Aaron Scheidies

Personal information
- Nationality: American
- Born: January 17, 1982 (age 44)
- Education: Michigan State University

Sport
- Country: United States
- Sport: Paratriathlon, Paracycling

Medal record
Men's paratriathlon
Representing United States
World Championships
| Gold medal – first place | 2009 Gold Coast | TRI 6 |
| Gold medal – first place | 2014 Edmonton | PT5 |
| Gold medal – first place | 2015 Chicago | PT5 |
| Gold medal – first place | 2016 Rotterdam | PT5 |
| Silver medal – second place | 2013 London | TRI 6b |
| Silver medal – second place | 2017 Rotterdam | PTVI |
| Silver medal – second place | 2018 Gold Coast | PTVI |
| Bronze medal – third place | 2019 Lausanne | PTVI |
Americas Championships
| Gold medal – first place | 2014 Dallas | PT5 |
| Gold medal – first place | 2015 Monterrey | PT5 |
| Gold medal – first place | 2016 Sarasota | PT5 |
| Gold medal – first place | 2017 Sarasota | PTVI |
| Gold medal – first place | 2018 Sarasota-Bradenton | PTVI |
| Gold medal – first place | 2019 Sarasota-Bradenton | PTVI |
| Bronze medal – third place | 2021 Pleasant Prairie | PTVI |

= Aaron Scheidies =

American paratriathlete and paracyclist

Aaron Scheidies (born January 17, 1982) is an American male triathlete from Seattle, Washington.
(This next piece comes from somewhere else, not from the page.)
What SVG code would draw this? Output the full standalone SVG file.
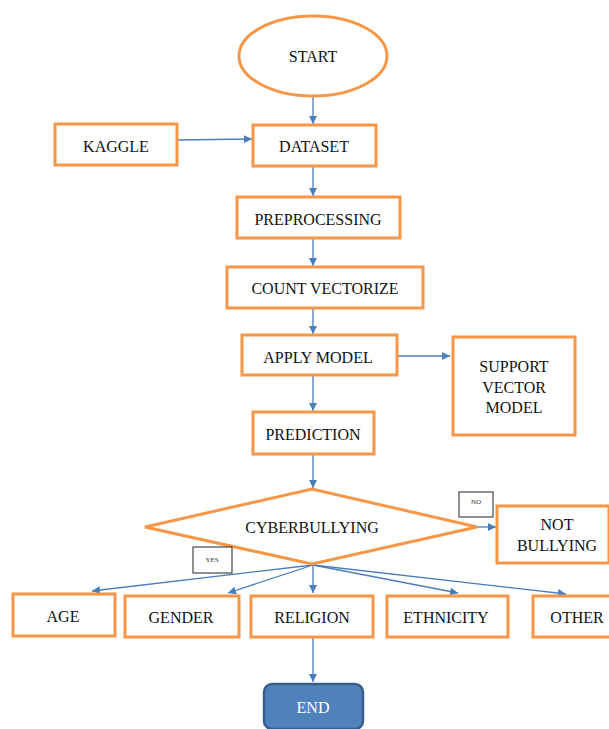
<svg xmlns="http://www.w3.org/2000/svg" width="609" height="729" viewBox="0 0 609 729">
<defs>
<style>
.box{fill:#fff;stroke:#f79646;stroke-width:3}
.t{font-family:"Liberation Serif",serif;font-size:16px;fill:#111;text-anchor:middle}
.s{font-family:"Liberation Serif",serif;font-size:7px;fill:#333;text-anchor:middle}
.lbl{fill:#fff;stroke:#222;stroke-width:1}
.c{stroke:#4a7ebb;stroke-width:1.3;fill:none;marker-end:url(#ah)}
</style>
<marker id="ah" viewBox="0 0 10 10" refX="10" refY="5" markerWidth="8" markerHeight="8" markerUnits="userSpaceOnUse" orient="auto">
<path d="M0,0 L10,5 L0,10 z" fill="#4a7ebb"/>
</marker>
</defs>
<rect width="609" height="729" fill="#fff"/>
<g id="connectors">
<line class="c" x1="313" y1="97" x2="313" y2="124"/>
<line class="c" x1="177" y1="140" x2="252" y2="139"/>
<line class="c" x1="313" y1="166" x2="313" y2="196"/>
<line class="c" x1="313" y1="238" x2="313" y2="266"/>
<line class="c" x1="313" y1="308" x2="313" y2="334"/>
<line class="c" x1="375" y1="356" x2="450" y2="356"/>
<line class="c" x1="313" y1="375" x2="313" y2="411"/>
<line class="c" x1="313" y1="454" x2="313" y2="488"/>
<line class="c" x1="477" y1="527" x2="496" y2="527"/>
<line class="c" x1="313" y1="565" x2="92" y2="591"/>
<line class="c" x1="313" y1="565" x2="228" y2="593"/>
<line class="c" x1="313" y1="565" x2="313" y2="593"/>
<line class="c" x1="313" y1="565" x2="458" y2="593"/>
<line class="c" x1="313" y1="565" x2="566" y2="594"/>
<line class="c" x1="313" y1="637" x2="313" y2="682"/>
</g>
<g id="start"><ellipse class="box" cx="313" cy="56" rx="74" ry="40"/><text class="t" x="313" y="62">START</text></g>
<g id="kaggle"><rect class="box" x="55" y="124" width="122" height="41"/><text class="t" x="116" y="152">KAGGLE</text></g>
<g id="dataset"><rect class="box" x="253" y="125" width="123" height="41"/><text class="t" x="314" y="152">DATASET</text></g>
<g id="preprocessing"><rect class="box" x="237" y="197" width="163" height="41"/><text class="t" x="318" y="225">PREPROCESSING</text></g>
<g id="countvectorize"><rect class="box" x="227" y="267" width="196" height="41"/><text class="t" x="325" y="294">COUNT VECTORIZE</text></g>
<g id="applymodel"><rect class="box" x="242" y="335" width="155" height="40"/><text class="t" x="318" y="363">APPLY MODEL</text></g>
<g id="svm"><rect class="box" x="453" y="337" width="122" height="98"/><text class="t" x="514" y="372">SUPPORT</text><text class="t" x="514" y="393">VECTOR</text><text class="t" x="514" y="413">MODEL</text></g>
<g id="prediction"><rect class="box" x="253" y="412" width="121" height="42"/><text class="t" x="313" y="440">PREDICTION</text></g>
<g id="cyberbullying"><polygon class="box" points="145,527 312,489 477,527 312,564"/><text class="t" x="312" y="533">CYBERBULLYING</text></g>
<g id="nolabel"><rect class="lbl" x="459" y="492" width="34" height="25"/><text class="s" x="476" y="504">NO</text></g>
<g id="yeslabel"><rect class="lbl" x="193" y="547" width="39" height="26"/><text class="s" x="212" y="562">YES</text></g>
<g id="notbullying"><rect class="box" x="497" y="506" width="112" height="57"/><text class="t" x="557" y="530">NOT</text><text class="t" x="557" y="551">BULLYING</text></g>
<g id="age"><rect class="box" x="13" y="594" width="102" height="42"/><text class="t" x="63" y="622">AGE</text></g>
<g id="gender"><rect class="box" x="125" y="596" width="114" height="41"/><text class="t" x="181" y="623">GENDER</text></g>
<g id="religion"><rect class="box" x="251" y="596" width="122" height="41"/><text class="t" x="312" y="623">RELIGION</text></g>
<g id="ethnicity"><rect class="box" x="387" y="596" width="121" height="41"/><text class="t" x="446" y="623">ETHNICITY</text></g>
<g id="other"><rect class="box" x="533" y="596" width="80" height="41"/><text class="t" x="577" y="623">OTHER</text></g>
<g id="end"><rect x="264" y="684" width="99" height="45" rx="8" fill="#4f81bd" stroke="#385d8a" stroke-width="2.5"/><text class="t" x="313" y="713" style="fill:#fff">END</text></g>
</svg>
Despite dealing with a visual impairment for the entirety of his life, Aaron is a 13-time triathlon World Champion and an 11-time National Champion.

He competed for the United States at the 2016 Summer Paralympics, finishing 11th in the men's road race B event and 12th in the men's time trial B event.